Whether you’re applying for a loan, mortgage, credit card or any other item of credit for that matter, the chances are you’ll be the subject of a credit check.

The purpose of the credit check is primarily to establish an applicant’s credit-worthiness based on their credit file. Essentially, a lender will use the credit check to evaluate the risk of lending money to each applicant.

Often, when discussing credit checking, you’ll hear to term ‘credit score’ being used. Throughout this piece, we’re going to discussing the finer details of your credit score.

What is a credit score?

A credit score is simply a numerical value that is calculated based on your credit history.

There is no such thing as a universal credit score. Each credit reference agency will have a different credit scoring scale.

For example, Experian’s scoring system runs from 0-999, with scores of 0 – 560 being very poor and scores of over 961 being excellent.

Equifax on the other hand have a maximum score of 700 with anything under 279 being very poor and anything over 465 being excellent.

Some credit reference agencies will even use a simple 1-5 scale with 1 being poor and 5 being excellent.

What is my credit score based on?

In simple terms, your credit score is based on your past repayment behaviour.

Someone with a high credit score will have managed their past credit commitments immaculately. Whilst someone with a low score will have probably suffered issues with credit commitment.

Beyond repayment history, there are several other factors that could cause your credit score to change. This includes:

  • Your credit utilisation rate: This is the amount of available credit you have versus your total debt. If you have 3 credit cards, all of which are maxed out, you credit utilisation is very high. Having high credit utilisation rates can lower your credit score as it may indicate poor credit management.
  • Recent credit searches: Usually, when you apply for an item of credit, the creditor will carry out a credit search. This credit search will leave a footprint on your file, stating that your file has been searched on that specific date. If you have multiple credit searches on your file within a short space of time, this can lower your credit score. Why? It indicates that you may be experiencing financial instability and are searching for credit in order to fix it.
  • Electoral roll: Your electoral status can affect your credit score. Being registered to vote at your current address makes you more traceable as a debtor. Equally, not being registered on the electoral roll makes you tough to trace.

I’ve never had any credit; how does this affect my credit score?

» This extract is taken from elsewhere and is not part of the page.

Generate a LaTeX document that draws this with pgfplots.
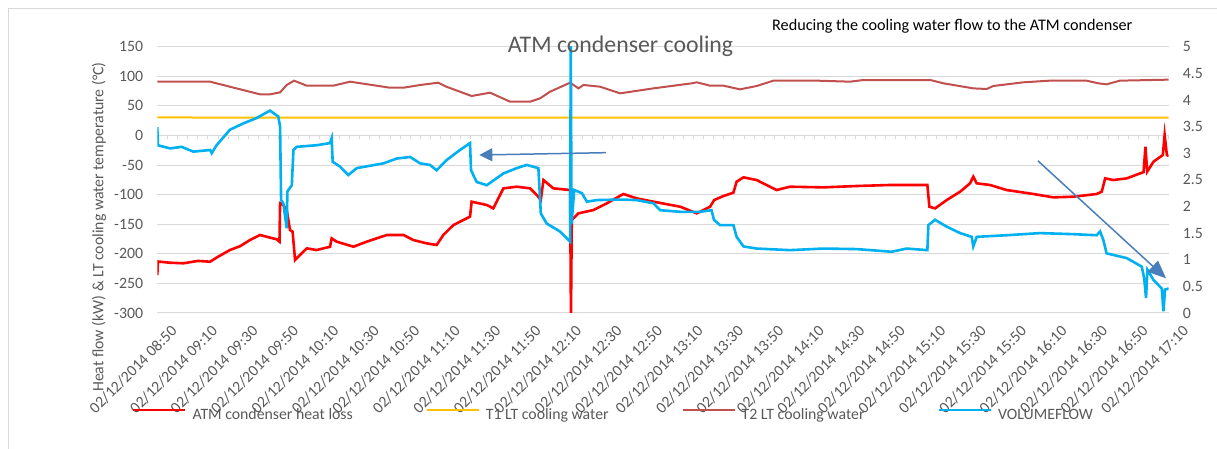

Unfortunately, as someone who’s never had any credit, you’ll be treated similarly to someone with a low credit score.

This is because you have not shown that you can successfully manage credit commitments.

To improve your score, you need to obtain credit. A good start is a credit builder credit card. These have high rates of interest, but providing you clear the balance in full every month you will not incur any interest charges.

Simply putting £100 on a credit card each month, and then clearing it in full can do wonders for your credit score.

How do I check my credit score?

There are several ways you can check your credit score, some are free and some cost money.

Larger credit reference agencies will allow you to purchase your credit report online for around £10.

Services like Noddle allow you to do so for free. These may not have the same level of detail as the larger credit reference agencies, but they are a great place to start.

We recommend checking your credit report regularly to ensure the information held about you is correct.